This legislation was ostensibly aimed at keeping innocent
girls from being lured into prostitution, but really offered a way to make a
crime out of many kinds of consensual sexual activity. The outrage over
"white slavery" began with a commission appointed in 1907 to
investigate the problem of immigrant prostitutes. Allegedly, women were brought
to America for the purpose of being forced into sexual slavery; likewise,
immigrant men were allegedly luring American girls into prostitution.

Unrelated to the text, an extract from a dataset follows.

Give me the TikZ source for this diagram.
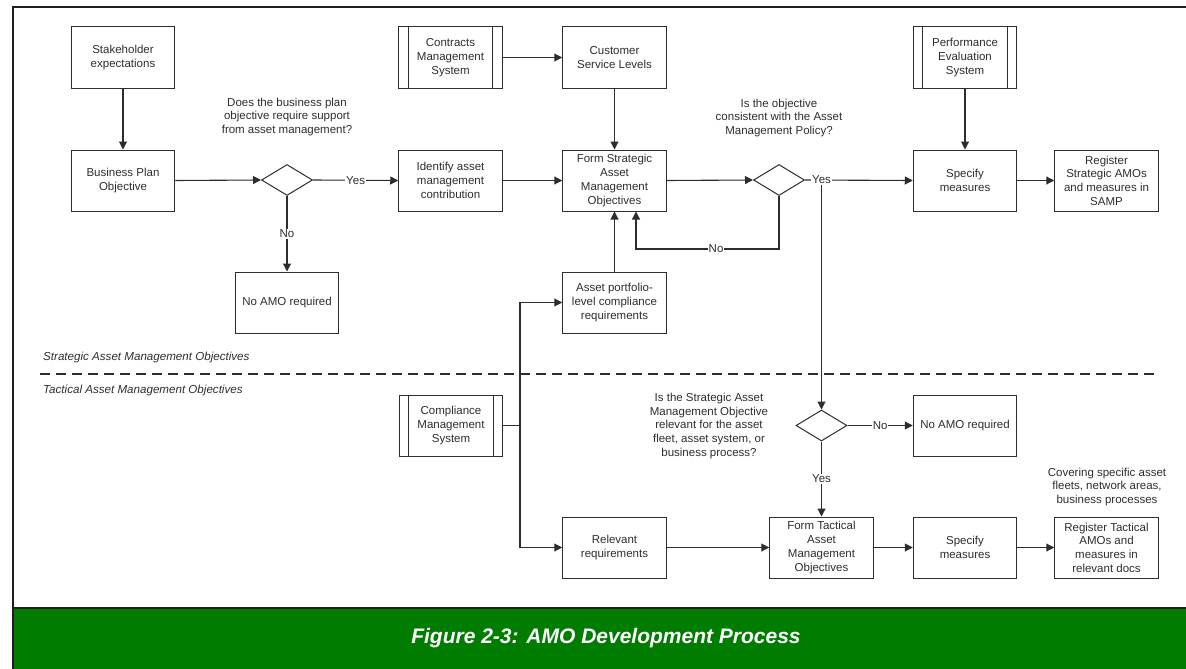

The Congressional committees that debated the Mann Act
did not believe that a girl would ever choose to be a prostitute unless she was
drugged and held hostage. The law made it illegal to "transport any woman
or girl" across state lines "for any immoral purpose." In 1917,
the Supreme Court upheld the conviction of two married California men, Drew
Caminetti and Maury Diggs, who had gone on a romantic weekend getaway with their
girlfriends to Reno,Nevada, and had been arrested. Following this decision, the
Mann Act was used in all types of cases: someone was charged with violating the
Mann Act for bringing a woman from one state to another in order to work as a
chorus girl in a theater; wives began using the Mann Act against girls who ran
off with their husbands. The law was also used for racist purposes: Jack
Johnson, heavyweight champion of the world, was prosecuted for bringing a
prostitute from Pittsburgh to Chicago, but the motivation for his arrest was
public outrage over his marriages to white women.
The most famous prosecutions under the law were those of
Charlie Chaplin in 1944 and Chuck Berry in 1959 and 1961, who took unmarried women
across state lines for "immoral purposes." Berry was convicted and
spent two years in the prime of his musical career in jail. After Berry's
conviction, the Mann Act was enforced only sparingly, but it was never
repealed. It was amended in 1978 and again in 1986; most notably, the 1986
amendments replaced the phrase "any other immoral purpose" with
"any sexual activity for which any person can be charged with a criminal
offense."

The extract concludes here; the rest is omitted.